WRITTEN EXERCISE ->
Gather up all lines that carry the word "this".

DATA FOR PROCESSING ->
◇ ◇ ◇

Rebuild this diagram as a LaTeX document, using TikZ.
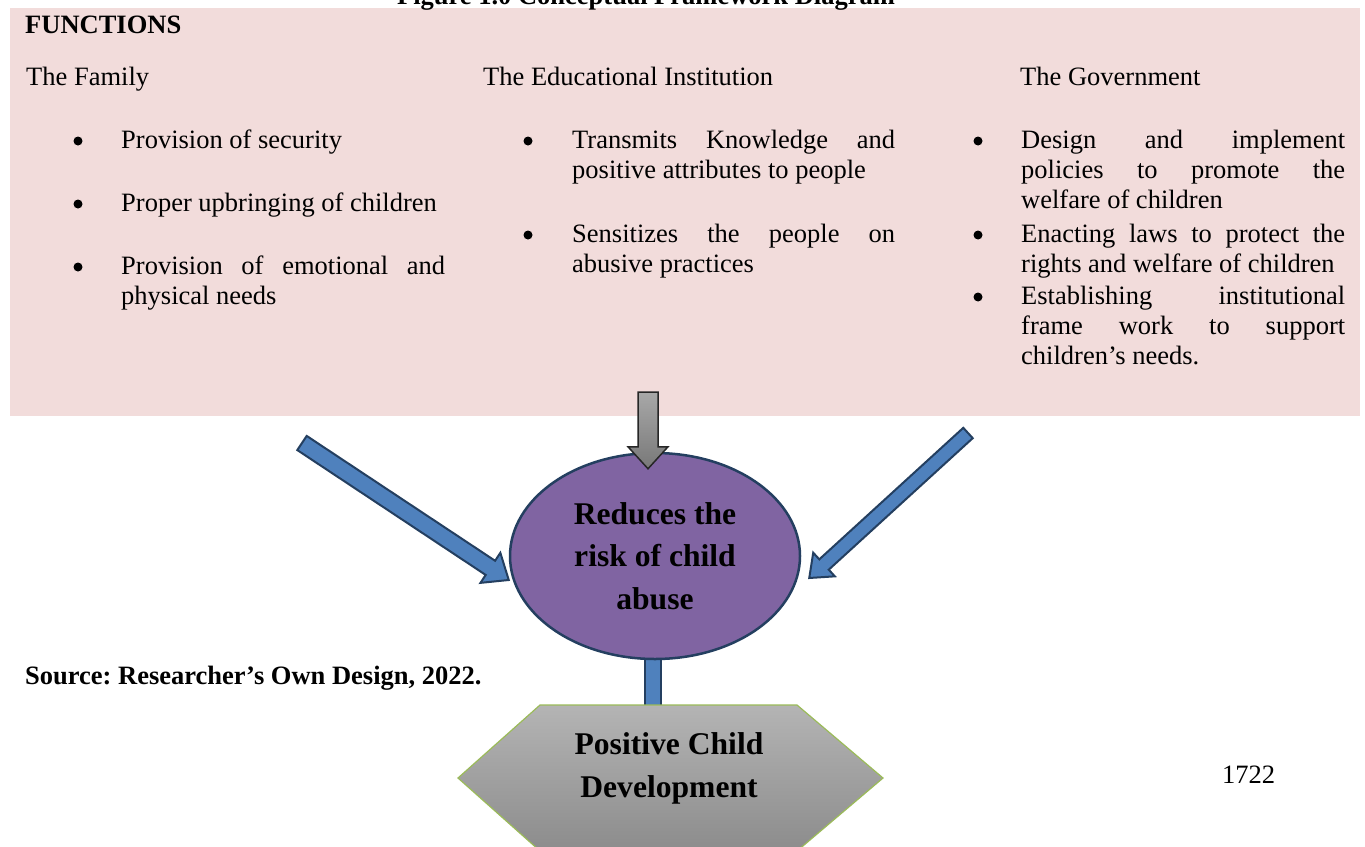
\documentclass[tikz,border=0pt]{standalone}
\usepackage{fontspec}
\setmainfont{Liberation Serif}
\usetikzlibrary{calc,shapes.geometric}
\frenchspacing

\definecolor{panelpink}{HTML}{F2DCDB}
\definecolor{riskviolet}{HTML}{8064A2}
\definecolor{navyline}{HTML}{243F60}
\definecolor{arrowblue}{HTML}{4F81BD}
\definecolor{leafgreen}{HTML}{9BBB59}
\definecolor{hextop}{HTML}{B4B4B4}
\definecolor{hexbottom}{HTML}{8C8C8C}
\definecolor{greytop}{HTML}{A8A8A8}
\definecolor{greybottom}{HTML}{787878}
\definecolor{greyline}{HTML}{262626}

\pgfdeclarelayer{background}
\pgfsetlayers{background,main}

% one justified line spanning the full column width
\newcommand\fullline[1]{\makebox[\linewidth][s]{#1}\par}

% block arrow: #1 options, #2 tail, #3 tip, #4 half shaft, #5 half head, #6 head length
\newcommand\blockarrow[6]{%
  \coordinate (arrowneck) at ($(#3)!#6!(#2)$);
  \path[#1] ($(#2)!#4!90:(#3)$) -- ($(arrowneck)!#4!-90:(#2)$)
    -- ($(arrowneck)!#5!-90:(#2)$) -- (#3) -- ($(arrowneck)!#5!90:(#2)$)
    -- ($(arrowneck)!#4!90:(#2)$) -- ($(#2)!#4!-90:(#3)$) -- cycle;}

\begin{document}
\begin{tikzpicture}[x=1pt,y=-1pt,
  plain/.style={font=\fontsize{26.5}{30}\selectfont, inner sep=0, anchor=base west},
  boldtext/.style={plain, font=\bfseries\fontsize{26.5}{30}\selectfont},
  item/.style={plain},
  bul/.style={circle, fill=black, inner sep=0, minimum size=9pt},
  bluearrow/.style={fill=arrowblue, draw=navyline, line width=2pt, line join=miter},
  greyarrow/.style={top color=greytop, bottom color=greybottom, draw=greyline, line width=1.5pt},
  bigbold/.style={font=\bfseries\fontsize{31.6}{42.5}\selectfont, align=center, inner sep=0}]

\useasboundingbox (0,0) rectangle (1365,846);

% caption, cut by the top edge
\node[boldtext, anchor=base] (title) at (646,4) {Figure 1.0 Conceptual Framework Diagram};

\node[boldtext] (functions) at (25,33) {FUNCTIONS};

% column headings
\node[plain] (family) at (26,85) {The Family};
\node[plain] (school) at (483,85) {The Educational Institution};
\node[plain] (govt) at (1020,85) {The Government};

% the family
\node[bul] (famb1) at (78,141) {};
\node[item] (fam1) at (121,148) {\parbox[t]{324pt}{Provision of security}};
\node[bul] (famb2) at (78,204) {};
\node[item] (fam2) at (121,211) {\parbox[t]{324pt}{Proper upbringing of children}};
\node[bul] (famb3) at (78,267) {};
\node[item] (fam3) at (121,274) {\parbox[t]{324pt}{\fullline{Provision of emotional and}physical needs}};

% the educational institution
\node[bul] (edub1) at (528,141) {};
\node[item] (edu1) at (572,148) {\parbox[t]{323pt}{\fullline{Transmits Knowledge and}positive attributes to people}};
\node[bul] (edub2) at (528,235) {};
\node[item] (edu2) at (572,242) {\parbox[t]{323pt}{\fullline{Sensitizes the people on}abusive practices}};

% the government
\node[bul] (govb1) at (978,141) {};
\node[item] (gov1) at (1021,148) {\parbox[t]{324pt}{\fullline{Design and implement}\fullline{policies to promote the}welfare of children}};
\node[bul] (govb2) at (978,235) {};
\node[item] (gov2) at (1021,242) {\parbox[t]{324pt}{\fullline{Enacting laws to protect the}rights and welfare of children}};
\node[bul] (govb3) at (978,297) {};
\node[item] (gov3) at (1021,304) {\parbox[t]{324pt}{\fullline{Establishing institutional}\fullline{frame work to support}children’s needs.}};

% central outcome
\node[ellipse, draw=navyline, line width=2.5pt, fill=riskviolet,
      minimum width=290pt, minimum height=206pt, bigbold] (risk) at (655,556)
      {Reduces the\\risk of child\\abuse};

% final outcome text
\node[bigbold, font=\bfseries\fontsize{31.6}{43}\selectfont] (pcd) at (669,768)
      {Positive Child\\Development};

\node[boldtext] (source) at (25,684) {Source: Researcher’s Own Design, 2022.};
\node[plain] (page) at (1222,783) {1722};

\begin{pgfonlayer}{background}
  \fill[white] (0,0) rectangle (1365,846);
  \fill[panelpink] (10,8) rectangle (1360,416);
  % stem from the ellipse down to the hexagon
  \filldraw[fill=arrowblue, draw=navyline, line width=1.8pt]
    ($(risk.south)+(-10,-20)$) rectangle ($(risk.south |- pcd.north)+(6,0)$);
  % hexagon behind the final outcome
  \shade[top color=hextop, bottom color=hexbottom, draw=leafgreen, line width=1.2pt]
    (458,778) -- (540,705) -- (797,705) -- (883,778) -- (797,851) -- (540,851) -- cycle;
\end{pgfonlayer}

% arrows feeding the central outcome
\coordinate (famtail) at (302,443);
\coordinate (famtip) at ($(risk.west)+(0,24)$);
\blockarrow{bluearrow}{famtail}{famtip}{8.5pt}{18pt}{22pt}

\coordinate (govtail) at (968,433);
\coordinate (govtip) at ($(risk.east)+(8,22)$);
\blockarrow{bluearrow}{govtail}{govtip}{7pt}{16pt}{20pt}

\coordinate (edutail) at (648,392);
\coordinate (edutip) at ($(risk.north)+(-7,17)$);
\blockarrow{greyarrow}{edutail}{edutip}{10pt}{20pt}{22pt}

\end{tikzpicture}
\end{document}
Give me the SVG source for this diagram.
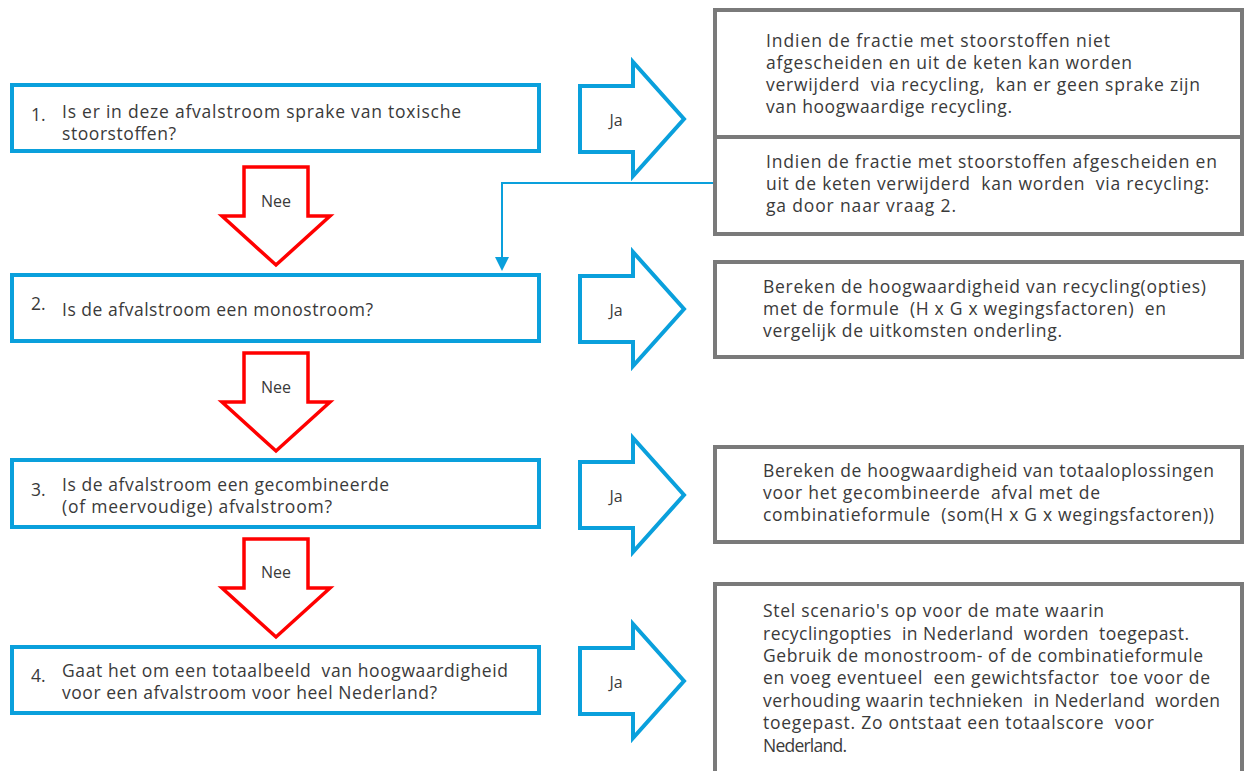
<svg xmlns="http://www.w3.org/2000/svg" width="1244" height="771" viewBox="0 0 1244 771">
<defs>
<style>
.t{font-family:"Open Sans","Liberation Sans",sans-serif;font-size:17.5px;fill:#3a3a3a;white-space:pre}
.lbl{font-family:"Open Sans","Liberation Sans",sans-serif;font-size:16px;fill:#3a3a3a;text-anchor:middle}
.q{fill:#fff;stroke:#0aa0dc;stroke-width:4}
.a{fill:#fff;stroke:#7a7a7a;stroke-width:4}
.ja{fill:#fff;stroke:#0aa0dc;stroke-width:4;stroke-linejoin:miter}
.nee{fill:#fff;stroke:#ff0000;stroke-width:3.5;stroke-linejoin:miter}
</style>
</defs>
<rect width="1244" height="771" fill="#fff"/>

<g id="q1">
<rect class="q" x="12" y="85" width="527" height="66"/>
<text class="t" x="31" y="121">1.</text>
<text class="t" x="62" y="118" textLength="399" lengthAdjust="spacing">Is er in deze afvalstroom sprake van toxische</text>
<text class="t" x="62" y="140" textLength="114" lengthAdjust="spacing">stoorstoffen?</text>
</g>
<g id="q2">
<rect class="q" x="12" y="275" width="527" height="66"/>
<text class="t" x="31" y="310">2.</text>
<text class="t" x="62" y="316" textLength="311" lengthAdjust="spacing">Is de afvalstroom een monostroom?</text>
</g>
<g id="q3">
<rect class="q" x="12" y="460" width="527" height="67"/>
<text class="t" x="31" y="496">3.</text>
<text class="t" x="62" y="491" textLength="327" lengthAdjust="spacing">Is de afvalstroom een gecombineerde</text>
<text class="t" x="62" y="513" textLength="270" lengthAdjust="spacing">(of meervoudige) afvalstroom?</text>
</g>
<g id="q4">
<rect class="q" x="12" y="647" width="527" height="66"/>
<text class="t" x="31" y="682">4.</text>
<text class="t" x="62" y="677" textLength="446" lengthAdjust="spacing">Gaat het om een totaalbeeld  van hoogwaardigheid</text>
<text class="t" x="62" y="699" textLength="375" lengthAdjust="spacing">voor een afvalstroom voor heel Nederland?</text>
</g>

<g id="nee1">
<path class="nee" d="M244,167 H308 V216 H330 L276,265 L222,216 H244 Z"/>
<text class="lbl" x="276" y="207">Nee</text>
</g>
<g id="nee2">
<path class="nee" d="M244,353 H308 V402 H330 L276,451 L222,402 H244 Z"/>
<text class="lbl" x="276" y="393">Nee</text>
</g>
<g id="nee3">
<path class="nee" d="M244,539 H308 V588 H330 L276,637 L222,588 H244 Z"/>
<text class="lbl" x="276" y="578">Nee</text>
</g>

<g id="ja1">
<path class="ja" d="M580,86 H633 V62 L684,119 L633,176 V152 H580 Z"/>
<text class="lbl" x="616" y="126">Ja</text>
</g>
<g id="ja2">
<path class="ja" d="M580,276 H633 V252 L684,309 L633,366 V342 H580 Z"/>
<text class="lbl" x="616" y="316">Ja</text>
</g>
<g id="ja3">
<path class="ja" d="M580,462 H633 V438 L684,495 L633,552 V528 H580 Z"/>
<text class="lbl" x="616" y="502">Ja</text>
</g>
<g id="ja4">
<path class="ja" d="M580,648 H633 V624 L684,681 L633,738 V714 H580 Z"/>
<text class="lbl" x="616" y="688">Ja</text>
</g>

<g id="a1">
<rect class="a" x="715" y="10" width="527" height="224"/>
<line x1="715" y1="137" x2="1242" y2="137" stroke="#7a7a7a" stroke-width="4"/>
<text class="t" x="766" y="47" textLength="344" lengthAdjust="spacing">Indien de fractie met stoorstoffen niet</text>
<text class="t" x="766" y="69" textLength="366" lengthAdjust="spacing">afgescheiden en uit de keten kan worden</text>
<text class="t" x="766" y="91" textLength="434" lengthAdjust="spacing">verwijderd  via recycling,  kan er geen sprake zijn</text>
<text class="t" x="766" y="113" textLength="246" lengthAdjust="spacing">van hoogwaardige recycling.</text>
<text class="t" x="766" y="168" textLength="451" lengthAdjust="spacing">Indien de fractie met stoorstoffen afgescheiden en</text>
<text class="t" x="766" y="190" textLength="443" lengthAdjust="spacing">uit de keten verwijderd  kan worden  via recycling:</text>
<text class="t" x="766" y="212" textLength="190" lengthAdjust="spacing">ga door naar vraag 2.</text>
</g>
<g id="a2">
<rect class="a" x="715" y="262" width="527" height="95"/>
<text class="t" x="763" y="293" textLength="443" lengthAdjust="spacing">Bereken de hoogwaardigheid van recycling(opties)</text>
<text class="t" x="763" y="315" textLength="403" lengthAdjust="spacing">met de formule  (H x G x wegingsfactoren)  en</text>
<text class="t" x="763" y="337" textLength="299" lengthAdjust="spacing">vergelijk de uitkomsten onderling.</text>
</g>
<g id="a3">
<rect class="a" x="715" y="447" width="527" height="95"/>
<text class="t" x="763" y="477" textLength="451" lengthAdjust="spacing">Bereken de hoogwaardigheid van totaaloplossingen</text>
<text class="t" x="763" y="499" textLength="337" lengthAdjust="spacing">voor het gecombineerde  afval met de</text>
<text class="t" x="763" y="521" textLength="451" lengthAdjust="spacing">combinatieformule  (som(H x G x wegingsfactoren))</text>
</g>
<g id="a4">
<rect class="a" x="715" y="584" width="527" height="220"/>
<text class="t" x="763" y="617" textLength="341" lengthAdjust="spacing">Stel scenario's op voor de mate waarin</text>
<text class="t" x="763" y="640" textLength="426" lengthAdjust="spacing">recyclingopties  in Nederland  worden  toegepast.</text>
<text class="t" x="763" y="662" textLength="440" lengthAdjust="spacing">Gebruik de monostroom- of de combinatieformule</text>
<text class="t" x="763" y="684" textLength="447" lengthAdjust="spacing">en voeg eventueel  een gewichtsfactor  toe voor de</text>
<text class="t" x="763" y="707" textLength="457" lengthAdjust="spacing">verhouding waarin technieken  in Nederland  worden</text>
<text class="t" x="763" y="729" textLength="391" lengthAdjust="spacing">toegepast. Zo ontstaat een totaalscore  voor</text>
<text class="t" x="763" y="752" textLength="84" lengthAdjust="spacing">Nederland.</text>
</g>

<g id="connectors">
<polyline points="713,183 502,183 502,258" fill="none" stroke="#0aa0dc" stroke-width="2"/>
<polygon points="495,257 509,257 502,271" fill="#0aa0dc"/>
</g>
</svg>
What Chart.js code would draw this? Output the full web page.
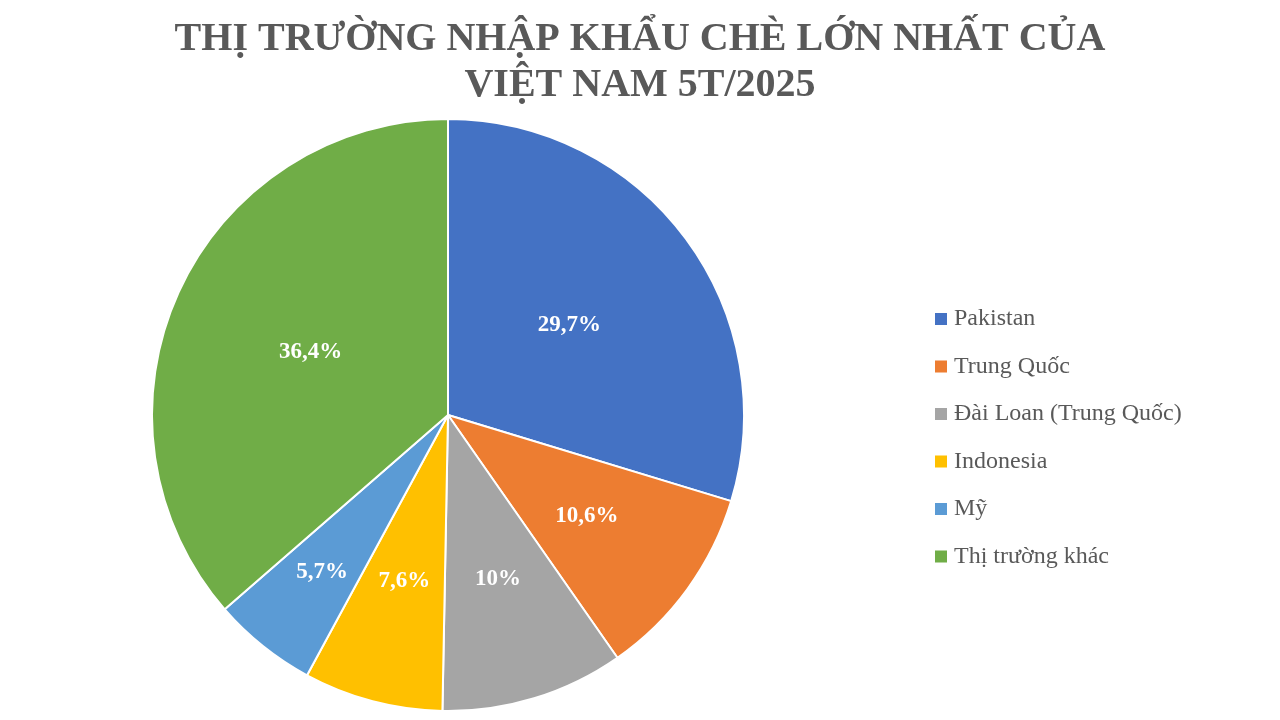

◇ ◇ ◇

RESULT BELOW ->
Rebuild this diagram as a LaTeX document, using TikZ.
Give me the SVG source for this diagram.
What Chart.js code would draw this? Output the full web page.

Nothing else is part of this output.